**** EXTRACTED INFORMATION ****

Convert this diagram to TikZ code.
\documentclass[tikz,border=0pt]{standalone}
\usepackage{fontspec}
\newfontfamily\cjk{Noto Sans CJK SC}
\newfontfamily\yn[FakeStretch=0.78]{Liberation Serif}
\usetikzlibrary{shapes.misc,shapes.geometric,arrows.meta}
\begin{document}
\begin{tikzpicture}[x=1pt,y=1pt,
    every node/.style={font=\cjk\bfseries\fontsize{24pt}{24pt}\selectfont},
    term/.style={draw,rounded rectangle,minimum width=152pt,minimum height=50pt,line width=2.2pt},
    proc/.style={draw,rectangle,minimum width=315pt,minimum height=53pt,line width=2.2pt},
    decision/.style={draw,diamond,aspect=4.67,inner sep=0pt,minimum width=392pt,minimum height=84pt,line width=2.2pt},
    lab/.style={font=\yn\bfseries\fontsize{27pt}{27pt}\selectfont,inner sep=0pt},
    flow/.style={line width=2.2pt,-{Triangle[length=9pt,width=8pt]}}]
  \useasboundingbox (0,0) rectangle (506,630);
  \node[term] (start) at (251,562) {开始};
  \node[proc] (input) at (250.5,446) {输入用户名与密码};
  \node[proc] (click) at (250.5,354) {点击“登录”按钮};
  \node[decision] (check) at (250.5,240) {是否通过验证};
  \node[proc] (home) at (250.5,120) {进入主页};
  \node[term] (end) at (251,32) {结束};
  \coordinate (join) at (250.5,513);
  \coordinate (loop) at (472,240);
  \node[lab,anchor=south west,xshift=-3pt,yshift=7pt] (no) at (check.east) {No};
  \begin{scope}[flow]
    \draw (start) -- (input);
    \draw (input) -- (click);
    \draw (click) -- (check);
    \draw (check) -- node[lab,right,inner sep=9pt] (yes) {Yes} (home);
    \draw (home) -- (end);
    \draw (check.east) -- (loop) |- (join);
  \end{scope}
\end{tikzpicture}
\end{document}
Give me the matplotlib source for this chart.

****

### AIM OF THE TASK
Select from the material above each line in which the string "this" appears, and list those lines.

### FULL ANSWER
Convert this diagram to TikZ code.
Give me the matplotlib source for this chart.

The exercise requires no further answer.